Anyone who has survived a B-52 bombing raid will never forget it. Some say it's like being caught in an earthquake, others like being struck by lightning. Still others recall its deafening roar. If the explosion doesn't kill you, the bomb's concussion can. A B-52 raid can suck the air out of your lungs and shatter your eardrums. American soldiers used to tell tales of seeing North Vietnamese soldiers who had survived a B-62 strike staggering around the moonscape of bomb craters, bleeding profusely from the nose and ears.

The residents of Hanoi's Kham Thien Street will certainly never forget the night of Dec. 26,1972, when a B-52 destroyed a square half-mile of their neighborhood during America's massive "Christmas bombing." Nguyen Dinh Vuong, now 58, and his family were asleep when the air-raid sirens sounded at 10 o'clock.

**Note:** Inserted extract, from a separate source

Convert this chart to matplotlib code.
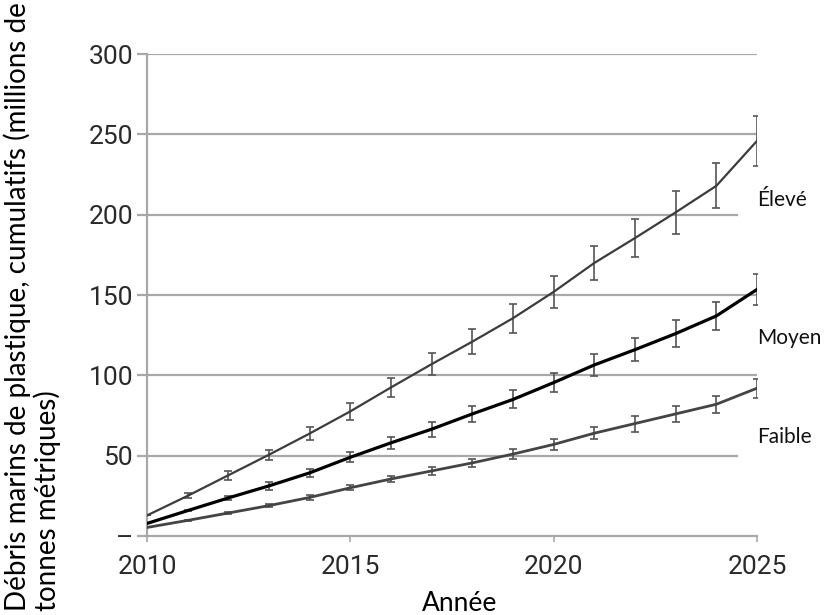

He quickly jumped into a bunker with a cement cover in front of his house; his family went to a shelter in the rear. "It was so loud, so terrible, so close, I really don't remember feeling anything," he says. Five members of his family perished in the backyard shelter. Before the direct hit, Vuong had been frightened by earthquakelike tremors from B-52 raids on military targets outside the city. "We had no idea how bad a B-52 hit could really be," he says.

The Vietnamese military, which lived for years under constant B-52 raids in the north, on southern battlefields, on the Ho Chi Minh Trail in Laos and in sanctuaries in Cambodia, has a grudging respect for the bomber. Round-the-clock B-52 raids inflicted heavy losses during the long and bloody siege at Khe Sanh in 1968. Vietnamese airfield, SAM and antiaircraft sites were also hit hard in the north. The B-62 "is most damaging to anything that's sitting on top of the ground," says Maj. Gen. Tran Cong Man, former editor of the Vietnamese Army daily, Quan Doi Nhan Dan. "If you gather your forces for an attack and it hits you, it can be devastating."

But the North Vietnamese gradually learned to exploit the bomber's weaknesses. In those days the B-52 could crater large areas but was not "a precise weapon," as General Man puts it. When B-52s were used near residential areas, they left high civilian casualties. The bomber was also vulnerable to SAM missiles. Despite flight escorts and electronic countermeasures, North Vietnamese gunners bagged 15 B-52s during the Christmas bombing. "The plane can't change direction, so we fired in front of the planes with SAMs that were set to explode at a certain altitude," General Man recalls.

On the ground, North Vietnamese forces prepared for B-52 strikes by fanning out. They dug deep bunkers for camouflage and protection. Command and control centers were sometimes located more than eight yards underground. Another ploy was to stay close to U.S. troops so American commanders would have to risk hitting their own men. "Hang onto the American soldier's belt to fight him" became a North Vietnamese motto.

In the long run, Man says, the B-52's biggest impact was as "an instrument of terror." He concedes "our soldiers had a deep psychological fear of the B-52s when they first went into battle." But he says that once they survived a few attacks, they learned to weather.the punishment. He guesses that Iraq's Republican Guards may be learning to live with constant B-52 poundings as well. "The Pentagon thinks airstrikes will break the Iraqi Army's military capacity," Man says. "Bombing can weaken the Army, but it can't defeat it."